Reaching the entrance to Dinckley Hall, that originally dates back to the 13th century...

...the route was clearly waymarked down a narrow path between a fence and wall, then turning left above the River Ribble, as it meandered eventually to a wide junction of paths.

We go round left as indicated by that temporary sign", pointed Grizzly.

"Right ho", replied Dad, "but I want to get a shot of the footbridge that has fairly recently been constructed across the river".

It replacing the suspension bridge damaged by storm Frank in December 2015. Of steel construction it is 84m long, consisting of a 46m central span and two 18m side spans. The bridge has been built higher to mitigate against future flood damage and made wider to allow walkers to pass. The access ramp will be of help to people with push chairs and wheelchairs.

"My", breathed Southey. "That is very impressive."

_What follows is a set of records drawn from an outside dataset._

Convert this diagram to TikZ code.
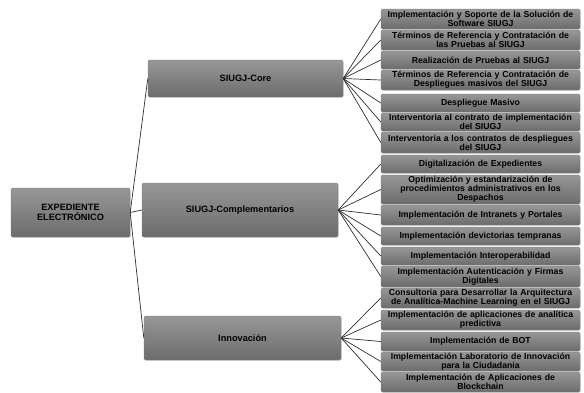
\documentclass[tikz,border=0pt]{standalone}
\usepackage{fontspec}
\setmainfont{Liberation Sans}
\usetikzlibrary{shadows}
\definecolor{boxtop}{HTML}{979797}
\definecolor{boxbot}{HTML}{6C6C6C}
\definecolor{boxedge}{HTML}{7E7E7E}
\definecolor{linecol}{HTML}{2E2E2E}
\definecolor{txtcol}{HTML}{000000}
\tikzset{
  gbox/.style={rectangle, rounded corners=1.5pt, draw=boxedge, line width=0.4pt,
    top color=boxtop, bottom color=boxbot, inner sep=0pt, align=center,
    text=txtcol, font=\bfseries,
    drop shadow={opacity=0.25, shadow xshift=0.8pt, shadow yshift=-0.8pt}},
  leaf/.style={gbox, minimum width=199pt, text width=199pt,
    font=\fontsize{8.7}{9.2}\selectfont\bfseries},
  mid/.style={gbox, font=\fontsize{9.2}{10.2}\selectfont\bfseries},
  conn/.style={draw=linecol, line width=0.7pt}
}
\begin{document}
\begin{tikzpicture}[x=1pt,y=-1pt]
\useasboundingbox (0,0) rectangle (584,392);
% root and mid level
\node[mid, minimum width=119pt, minimum height=49pt] (root) at (70.5,212.5) {EXPEDIENTE\\ELECTRÓNICO};
\node[mid, minimum width=195pt, minimum height=37pt] (core) at (245.5,78.5) {SIUGJ-Core};
\node[mid, minimum width=196pt, minimum height=54pt] (comp) at (240,210) {SIUGJ-Complementarios};
\node[mid, minimum width=197pt, minimum height=44pt] (inno) at (242.5,338) {Innovación};
% leaves
\node[leaf, minimum height=20pt] (l1) at (480.5,19) {Implementación y Soporte de la Solución de\\Software SIUGJ};
\node[leaf, minimum height=20pt] (l2) at (480.5,40) {Términos de Referencia y Contratación de\\las Pruebas al SIUGJ};
\node[leaf, minimum height=18pt] (l3) at (480.5,60) {Realización de Pruebas al SIUGJ};
\node[leaf, minimum height=20pt] (l4) at (480.5,80) {Términos de Referencia y Contratación de\\Despliegues masivos del SIUGJ};
\node[leaf, minimum height=18pt] (l5) at (480.5,103) {Despliegue Masivo};
\node[leaf, minimum height=18pt] (l6) at (480.5,122) {Interventoria al contrato de implementación\\del SIUGJ};
\node[leaf, minimum height=21pt] (l7) at (480.5,142.5) {Interventoria a los contratos de despliegues\\del SIUGJ};
\node[leaf, minimum height=18pt] (l8) at (480.5,164) {Digitalización de Expedientes};
\node[leaf, minimum height=29pt] (l9) at (480.5,189.5) {Optimización y estandarización de\\procedimientos administrativos en los\\Despachos};
\node[leaf, minimum height=20pt] (l10) at (480.5,215) {Implementación de Intranets y Portales};
\node[leaf, minimum height=18pt] (l11) at (480.5,236) {Implementación devictorias tempranas};
\node[leaf, minimum height=18pt] (l12) at (480.5,256) {Implementación Interoperabilidad};
\node[leaf, minimum height=21pt] (l13) at (480.5,276.5) {Implementación Autenticación y Firmas\\Digitales};
\node[leaf, minimum height=20pt] (l14) at (480.5,298) {Consultoria para Desarrollar la Arquitectura\\de Analítica-Machine Learning en el SIUGJ};
\node[leaf, minimum height=20pt] (l15) at (480.5,320) {Implementación de aplicaciones de analítica\\predictiva};
\node[leaf, minimum height=19pt] (l16) at (480.5,341.5) {Implementación de BOT};
\node[leaf, minimum height=19pt] (l17) at (480.5,361.5) {Implementación Laboratorio de Innovación\\para la Ciudadania};
\node[leaf, minimum height=20pt] (l18) at (480.5,382) {Implementación de Aplicaciones de\\Blockchain};
% connectors
\foreach \m in {core,comp,inno} \draw[conn] (root.east) -- (\m.west);
\foreach \l in {1,...,7} \draw[conn] (core.east) -- (l\l.west);
\foreach \l in {8,...,13} \draw[conn] (comp.east) -- (l\l.west);
\foreach \l in {14,...,18} \draw[conn] (inno.east) -- (l\l.west);
\end{tikzpicture}
\end{document}
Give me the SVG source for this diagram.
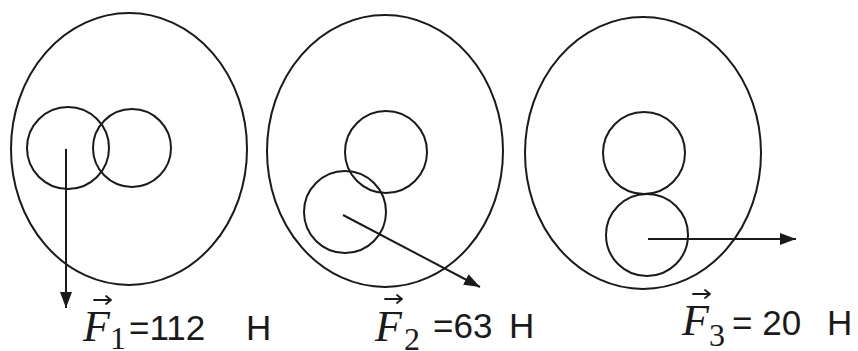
<svg xmlns="http://www.w3.org/2000/svg" width="858" height="351" viewBox="0 0 858 351">
<style>
.sh{fill:none;stroke:#1a1a1a;stroke-width:2}
.ar{fill:none;stroke:#1a1a1a;stroke-width:2;marker-end:url(#ah)}
.vec{fill:none;stroke:#1a1a1a;stroke-width:1.8;stroke-linecap:round;stroke-linejoin:round}
.F{font-family:"Liberation Serif",serif;font-style:italic;font-size:44px;fill:#1a1a1a}
.sub{font-family:"Liberation Serif",serif;font-size:32px;fill:#1a1a1a}
.t{font-family:"Liberation Sans",Arial,sans-serif;font-size:35px;fill:#1a1a1a}
</style>
<defs>
<marker id="ah" markerUnits="userSpaceOnUse" markerWidth="18" markerHeight="14" refX="16" refY="6" orient="auto">
<path d="M0,0 L16,6 L0,12 z" fill="#1a1a1a"/>
</marker>
</defs>
<rect width="858" height="351" fill="#fff"/>
<g id="body1">
<ellipse class="sh" cx="129" cy="149" rx="118" ry="136"/>
<circle class="sh" cx="68" cy="148" r="41"/>
<circle class="sh" cx="132" cy="148" r="39"/>
</g>
<g id="body2">
<ellipse class="sh" cx="385" cy="151" rx="118" ry="136"/>
<circle class="sh" cx="386" cy="152" r="41"/>
<circle class="sh" cx="345" cy="212" r="41"/>
</g>
<g id="body3">
<ellipse class="sh" cx="643" cy="153" rx="118" ry="136"/>
<circle class="sh" cx="644" cy="153" r="41"/>
<circle class="sh" cx="647" cy="235" r="41"/>
</g>
<g id="connectors">
<line class="ar" x1="66" y1="149" x2="66" y2="308"/>
<line class="ar" x1="343" y1="215" x2="480" y2="287"/>
<line class="ar" x1="648" y1="239" x2="796" y2="239"/>
</g>
<g id="label1">
<path class="vec" d="M94,300 H111 M106,296 L111,300 L106,304"/>
<text class="F" x="83" y="341">F</text>
<text class="sub" x="110" y="349">1</text>
<text class="t" x="129" y="340">=112</text>
<text class="t" x="246" y="340">H</text>
</g>
<g id="label2">
<path class="vec" d="M385,299 H402 M397,295 L402,299 L397,303"/>
<text class="F" x="375" y="341">F</text>
<text class="sub" x="404" y="350">2</text>
<text class="t" x="433" y="338">=63</text>
<text class="t" x="509" y="338">H</text>
</g>
<g id="label3">
<path class="vec" d="M693,294 H710 M705,290 L710,294 L705,298"/>
<text class="F" x="682" y="335">F</text>
<text class="sub" x="709" y="346">3</text>
<text class="t" x="732" y="335">= 20</text>
<text class="t" x="827" y="335">H</text>
</g>
</svg>
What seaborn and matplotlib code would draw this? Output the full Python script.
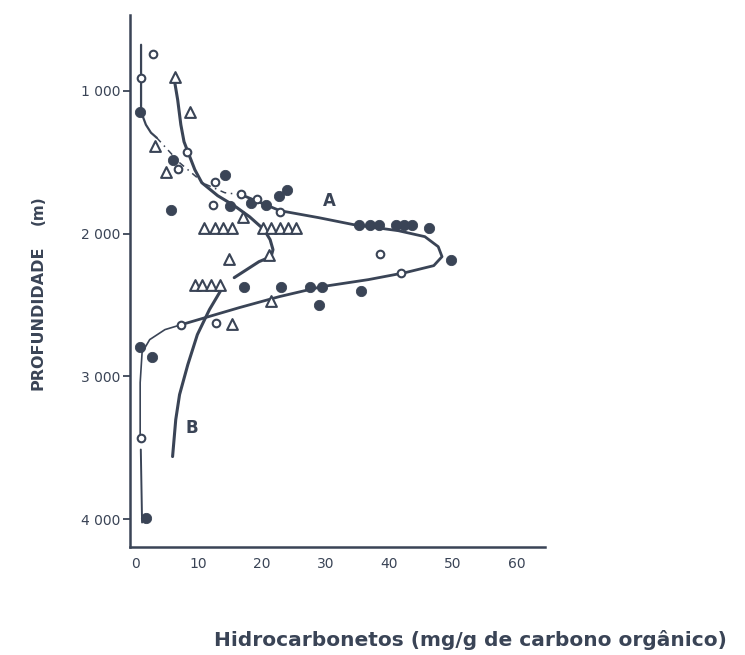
import numpy as np
import pandas as pd
import matplotlib
matplotlib.use('Agg')
import matplotlib.pyplot as plt
import seaborn as sns

ink = '#3a4456'

# Points: (hydrocarbons mg/g C org, depth m)
open_circ_x = [2.8, 0.9, 8.1, 6.7, 12.5, 12.3, 16.7, 19.2, 22.8, 38.6, 41.9, 7.2, 12.8, 0.9]
open_circ_d = [740, 910, 1430, 1550, 1640, 1800, 1720, 1755, 1850, 2140, 2275, 2640, 2625, 3435]

fill_circ_x = [0.8, 5.9, 5.6, 14.1, 15.0, 18.3, 20.6, 22.7, 23.9,
               35.2, 37.0, 38.4, 41.1, 42.3, 43.6, 46.3, 49.7,
               17.2, 23.0, 27.5, 29.4, 35.5, 28.9, 0.8, 2.7, 1.7]
fill_circ_d = [1150, 1485, 1835, 1590, 1810, 1785, 1800, 1740, 1695,
               1938, 1938, 1938, 1938, 1938, 1938, 1959, 2183,
               2372, 2372, 2372, 2372, 2400, 2498, 2792, 2862, 3989]

tri_x = [6.25, 8.6, 3.1, 4.8, 17.0,
         10.9, 12.5, 13.9, 15.3,
         20.2, 21.4, 22.8, 24.1, 25.3,
         14.7, 21.1,
         9.4, 10.6, 12.0, 13.3,
         21.4, 15.2]
tri_d = [902, 1147, 1385, 1567, 1882,
         1960, 1960, 1960, 1960,
         1960, 1960, 1960, 1960, 1960,
         2180, 2150,
         2360, 2360, 2360, 2360,
         2475, 2635]

# Curve A (circles)
a_top_x = [0.94, 0.94, 0.94, 1.7, 2.5, 3.4]
a_top_d = [678, 909, 1147, 1238, 1294, 1329]
a_mid_x = [3.4, 7.0, 10.9, 14.1, 16.7]
a_mid_d = [1329, 1504, 1651, 1714, 1728]
a_loop_x = [16.7, 22.8, 28.9, 34.4, 41.4, 45.6, 47.7, 48.3, 47.0, 42.5, 36.7, 29.4, 22.7, 16.4, 7.3]
a_loop_d = [1728, 1840, 1889, 1938, 1980, 2022, 2092, 2162, 2225, 2274, 2323, 2372, 2442, 2519, 2638]
a_low_x = [7.3, 4.7, 2.3, 1.1, 0.8, 0.8]
a_low_d = [2638, 2673, 2743, 2834, 3044, 3436]
a_bot_x = [0.9, 1.1]
a_bot_d = [3513, 4024]

# Curve B (triangles)
b_up_x = [6.25, 6.7, 7.2, 7.7, 8.3, 9.4, 10.5, 13.0, 15.6, 18.0, 20.3, 21.25, 21.7, 21.4, 19.5, 15.6]
b_up_d = [944, 1063, 1238, 1357, 1427, 1553, 1644, 1735, 1805, 1882, 1973, 2043, 2113, 2162, 2197, 2309]
b_low_x = [13.75, 11.7, 9.8, 8.3, 7.0, 6.4, 5.9]
b_low_d = [2379, 2533, 2708, 2918, 3128, 3303, 3562]

x_ticks = [0, 10, 20, 30, 40, 50, 60]
y_ticks = [1000, 2000, 3000, 4000]
y_tick_labels = ['1 000', '2 000', '3 000', '4 000']

sns.set_style('white')
plt.rcParams['font.family'] = ['DejaVu Sans']

fig = plt.figure(figsize=(7.45, 6.55), dpi=100)
ax = fig.add_axes([0.1745, 0.165, 0.557, 0.812])

def curve(xs, ds, lw, ls='-'):
    sns.lineplot(x=xs, y=ds, sort=False, estimator=None, color=ink,
                 lw=lw, ls=ls, ax=ax)

curve(a_top_x, a_top_d, 1.6)
curve(a_mid_x, a_mid_d, 1.1, (0, (4, 3, 1, 3)))
curve(a_loop_x, a_loop_d, 2.0)
curve(a_low_x, a_low_d, 1.2)
curve(a_bot_x, a_bot_d, 1.4)
curve(b_up_x, b_up_d, 2.2)
curve(b_low_x, b_low_d, 2.2)

sns.scatterplot(x=fill_circ_x, y=fill_circ_d, s=55, color=ink, edgecolor=ink,
                marker='o', ax=ax, zorder=3)
sns.scatterplot(x=open_circ_x, y=open_circ_d, s=30, facecolor='white',
                edgecolor=ink, linewidth=1.5, marker='o', ax=ax, zorder=4)
sns.scatterplot(x=tri_x, y=tri_d, s=60, facecolor='white', edgecolor=ink,
                linewidth=1.5, marker='^', ax=ax, zorder=4)

ax.text(30.5, 1770, 'A', color=ink, fontsize=12, fontweight='bold', ha='center', va='center')
ax.text(9.0, 3360, 'B', color=ink, fontsize=12, fontweight='bold', ha='center', va='center')

ax.set_xlim(-0.8, 64.5)
ax.set_ylim(4195, 470)
ax.set_xticks(x_ticks)
ax.set_xticklabels([str(t) for t in x_ticks])
ax.set_yticks(y_ticks)
ax.set_yticklabels(y_tick_labels)
ax.tick_params(axis='x', length=0, pad=7, labelsize=10, labelcolor=ink)
ax.tick_params(axis='y', length=5, width=1.3, color=ink, direction='out',
               pad=2, labelsize=10, labelcolor=ink, left=True)

for side in ['top', 'right']:
    ax.spines[side].set_visible(False)
for side in ['left', 'bottom']:
    ax.spines[side].set_color(ink)
    ax.spines[side].set_linewidth(1.8)

ax.set_ylabel('')
ax.set_xlabel('')
fig.text(38 / 745, 1 - 318 / 655, 'PROFUNDIDADE', rotation=90, color=ink,
         fontsize=11.5, fontweight='bold', ha='center', va='center')
fig.text(38 / 745, 1 - 210 / 655, '(m)', rotation=90, color=ink,
         fontsize=11, fontweight='bold', ha='center', va='center')
fig.text(470 / 745, 1 - 640 / 655, 'Hidrocarbonetos (mg/g de carbono orgânico)',
         color=ink, fontsize=14.5, fontweight='bold', ha='center', va='center')

fig.savefig('out.png', dpi=100, facecolor='white')
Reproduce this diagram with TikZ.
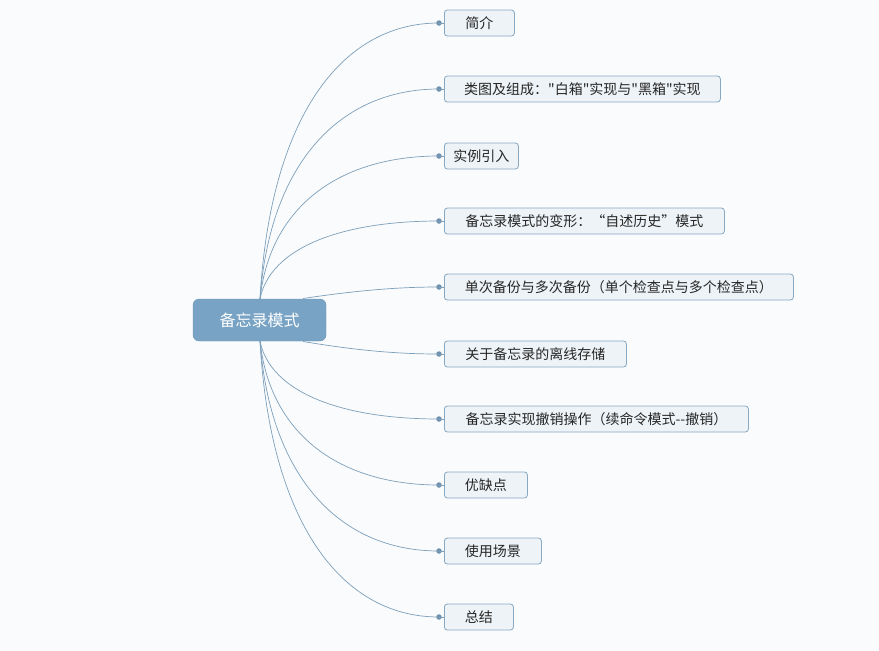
\documentclass[tikz,border=0pt]{standalone}
\usepackage{fontspec}
\newfontfamily\cjk{Noto Sans CJK SC}
\definecolor{bgc}{HTML}{FAFBFC}
\definecolor{rootfill}{HTML}{78A3C4}
\definecolor{rootdraw}{HTML}{6C97B8}
\definecolor{boxfill}{HTML}{EEF3F7}
\definecolor{boxdraw}{HTML}{86A8C3}
\definecolor{linec}{HTML}{7C9FBB}
\definecolor{dotc}{HTML}{6F91AE}
\tikzset{
  rootbox/.style={draw=rootdraw,fill=rootfill,rounded corners=6pt,minimum width=133pt,minimum height=42pt,inner sep=0pt,text=white,font=\cjk\fontsize{16}{18}\selectfont},
  leaf/.style={draw=boxdraw,fill=boxfill,rounded corners=3pt,minimum height=26pt,inner sep=0pt,anchor=west,text=black!85,font=\cjk\fontsize{14}{16}\selectfont,line width=0.8pt},
  dotnode/.style={circle,fill=dotc,inner sep=0pt,minimum size=5.5pt},
  conn/.style={draw=linec,line width=0.7pt}
}
\begin{document}
\begin{tikzpicture}[x=1pt,y=-1pt]
\fill[bgc] (0,0) rectangle (879,651);
\useasboundingbox (0,0) rectangle (879,651);

\node[rootbox] (root) at (259.5,320) {备忘录模式};
\coordinate (rt) at (260,299);
\coordinate (rb) at (260,341);
\coordinate (rtr) at (303,298.5);
\coordinate (rbr) at (303,341.5);

\node[leaf,minimum width=70pt]  (n1) at (444,23)  {简介};
\node[leaf,minimum width=276pt] (n2) at (444,89)  {类图及组成："白箱"实现与"黑箱"实现};
\node[leaf,minimum width=74pt]  (n3) at (444,156) {实例引入};
\node[leaf,minimum width=280pt] (n4) at (444,221) {备忘录模式的变形：“自述历史”模式};
\node[leaf,minimum width=349pt] (n5) at (444,287) {单次备份与多次备份（单个检查点与多个检查点）};
\node[leaf,minimum width=182pt] (n6) at (444,354) {关于备忘录的离线存储};
\node[leaf,minimum width=304pt] (n7) at (444,419) {备忘录实现撤销操作（续命令模式-\/-撤销）};
\node[leaf,minimum width=83pt]  (n8) at (444,485) {优缺点};
\node[leaf,minimum width=97pt]  (n9) at (444,551) {使用场景};
\node[leaf,minimum width=69pt]  (n10) at (444,617) {总结};

\foreach \i/\y in {1/23,2/89,3/156,4/221,5/287,6/354,7/419,8/485,9/551,10/617}{
  \node[dotnode] (d\i) at (439,\y) {};
}

% upper curves
\foreach \i/\y in {1/23,2/89,3/156,4/221}{
  \pgfmathsetmacro{\cy}{299-0.65*(299-\y)}
  \draw[conn] (rt) .. controls (270,\cy) and (340,\y) .. (d\i.center);
}
% lower curves
\foreach \i/\y in {7/419,8/485,9/551,10/617}{
  \pgfmathsetmacro{\cy}{341+0.65*(\y-341)}
  \draw[conn] (rb) .. controls (270,\cy) and (340,\y) .. (d\i.center);
}
\draw[conn] (rtr) .. controls (360,290) and (400,287) .. (d5.center);
\draw[conn] (rbr) .. controls (360,351) and (400,354) .. (d6.center);
\foreach \i in {1,...,10}{ \draw[conn] (d\i.center) -- (n\i.west); }
\end{tikzpicture}
\end{document}
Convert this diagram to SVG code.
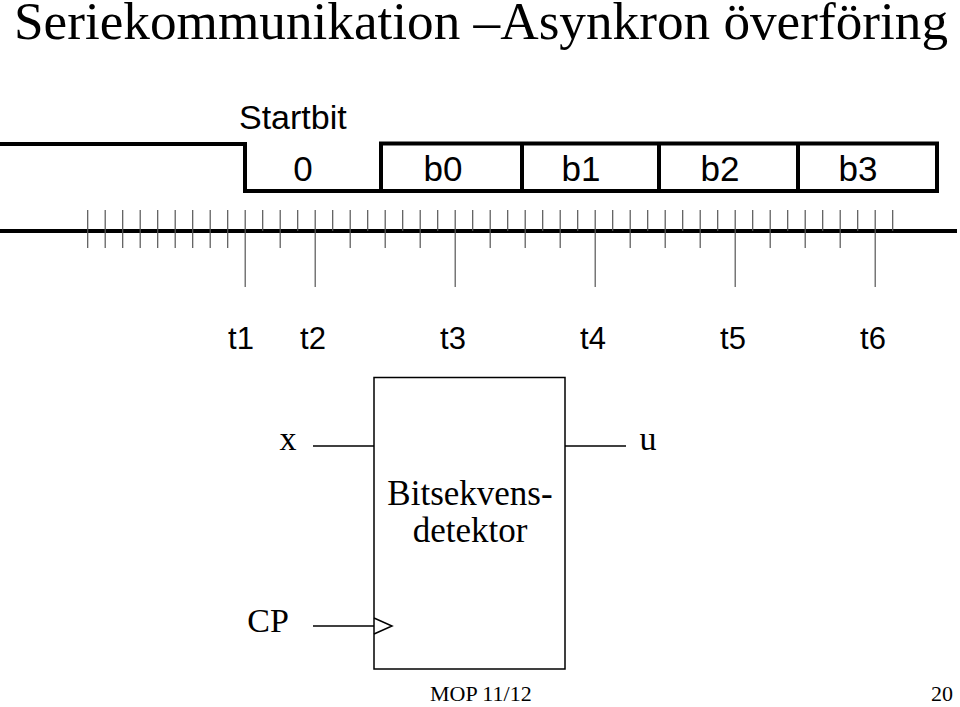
<svg xmlns="http://www.w3.org/2000/svg" width="960" height="707" viewBox="0 0 960 707">
<style>
.serif{font-family:"Liberation Serif","Times New Roman",serif;fill:#000}
.sans{font-family:"Liberation Sans",Arial,sans-serif;fill:#000}
.thick{stroke:#000;stroke-width:4;fill:none}
.tick{stroke:#555;stroke-width:1.2}
.wire{stroke:#000;stroke-width:1.5;fill:none}
</style>
<rect width="960" height="707" fill="#fff"/>
<text id="title" class="serif" x="14" y="39" font-size="52" textLength="934" lengthAdjust="spacingAndGlyphs">Seriekommunikation –Asynkron överföring</text>

<g id="waveform">
<path class="thick" d="M0,144 H245 V191 H381 M381,191 V143.5 H937 V191 H381"/>
<path class="thick" d="M522,143.5 V191 M659,143.5 V191 M798,143.5 V191"/>
<text class="sans" x="239" y="129" font-size="34">Startbit</text>
<g class="sans" font-size="35" text-anchor="middle">
<text x="303" y="181">0</text>
<text x="443" y="181">b0</text>
<text x="581" y="181">b1</text>
<text x="720" y="181">b2</text>
<text x="858" y="181">b3</text>
</g>
</g>

<g id="timeaxis">
<line class="thick" x1="0" y1="231" x2="957" y2="231"/>
<g class="tick">
<path d="M87.7,210V248 M105.2,210V248 M122.7,210V248 M140.2,210V248 M157.7,210V248 M175.2,210V248 M192.7,210V248 M210.2,210V248 M227.7,210V248"/>
<path d="M245.2,210V287 M315.2,210V287 M455.2,210V287 M595.2,210V287 M735.2,210V287 M875.2,210V287"/>
<path d="M280.2,210V248 M350.2,210V248 M385.2,210V248 M420.2,210V248 M490.2,210V248 M525.2,210V248 M560.2,210V248 M630.2,210V248 M665.2,210V248 M700.2,210V248 M770.2,210V248 M805.2,210V248 M840.2,210V248"/>
<path d="M262.7,210V231 M297.7,210V231 M332.7,210V231 M367.7,210V231 M402.7,210V231 M437.7,210V231 M472.7,210V231 M507.7,210V231 M542.7,210V231 M577.7,210V231 M612.7,210V231 M647.7,210V231 M682.7,210V231 M717.7,210V231 M752.7,210V231 M787.7,210V231 M822.7,210V231 M857.7,210V231 M892.7,210V231"/>
</g>
<g class="sans" font-size="31" text-anchor="middle">
<text x="241" y="349">t1</text>
<text x="313" y="349">t2</text>
<text x="453" y="349">t3</text>
<text x="593" y="349">t4</text>
<text x="733" y="349">t5</text>
<text x="873" y="349">t6</text>
</g>
</g>

<g id="detector">
<rect x="374" y="377.5" width="191" height="291.5" fill="#fff" stroke="#000" stroke-width="1.5"/>
<g class="serif" font-size="35" text-anchor="middle">
<text x="470" y="505">Bitsekvens-</text>
<text x="470" y="542">detektor</text>
</g>
</g>

<g id="connectors">
<line class="wire" x1="313" y1="446" x2="374" y2="446"/>
<line class="wire" x1="565" y1="446" x2="626" y2="446"/>
<line class="wire" x1="313" y1="626" x2="374" y2="626"/>
<path class="wire" d="M374,618 L392,626 L374,634"/>
</g>

<g id="labels" class="serif" font-size="34">
<text x="288" y="450" text-anchor="middle">x</text>
<text x="648" y="450" text-anchor="middle">u</text>
<text x="268" y="632" text-anchor="middle">CP</text>
</g>

<g id="footer" class="serif" font-size="22">
<text x="430" y="701">MOP 11/12</text>
<text x="953" y="701" text-anchor="end">20</text>
</g>
</svg>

Here we met a couple who had walked from the Marles Wood. They were looking for a round route on the other side of the river. They had no map, so Dad helped out and we hoped that they found their way. In retrospect Dad wished he had given them our map as we no longer really needed it. We got introduced too and they liked the idea of us going walking.

So pausing to take this of the River Ribble...

...Dad walked back and joined the path to Marles Wood. The clear path led on and on above the river, eventually to a stile into Marles Wood. Continued through the wood, to eventually take the waymarked rising path left up steps.

"We need to have our picture taken for the story", demanded Little Eric. "Let's sit on the steps."

"Good idea pal", agreed Allen. "We have to appear at least once."

The path then led unerringly to the car park.

As we drove home, Dad commented, "it was good to get some more miles done, but I did not think overall that the walk was particularly interesting. Perhaps my judgment was coloured by the strong winds today and extremely wet conditions underfoot, which made it feel longer than the 6 miles."

"Aye Dad, we felt sorry for you. It was without a doubt hard work slogging across those fields", sympathized Tetley. "Thank you for taking us out."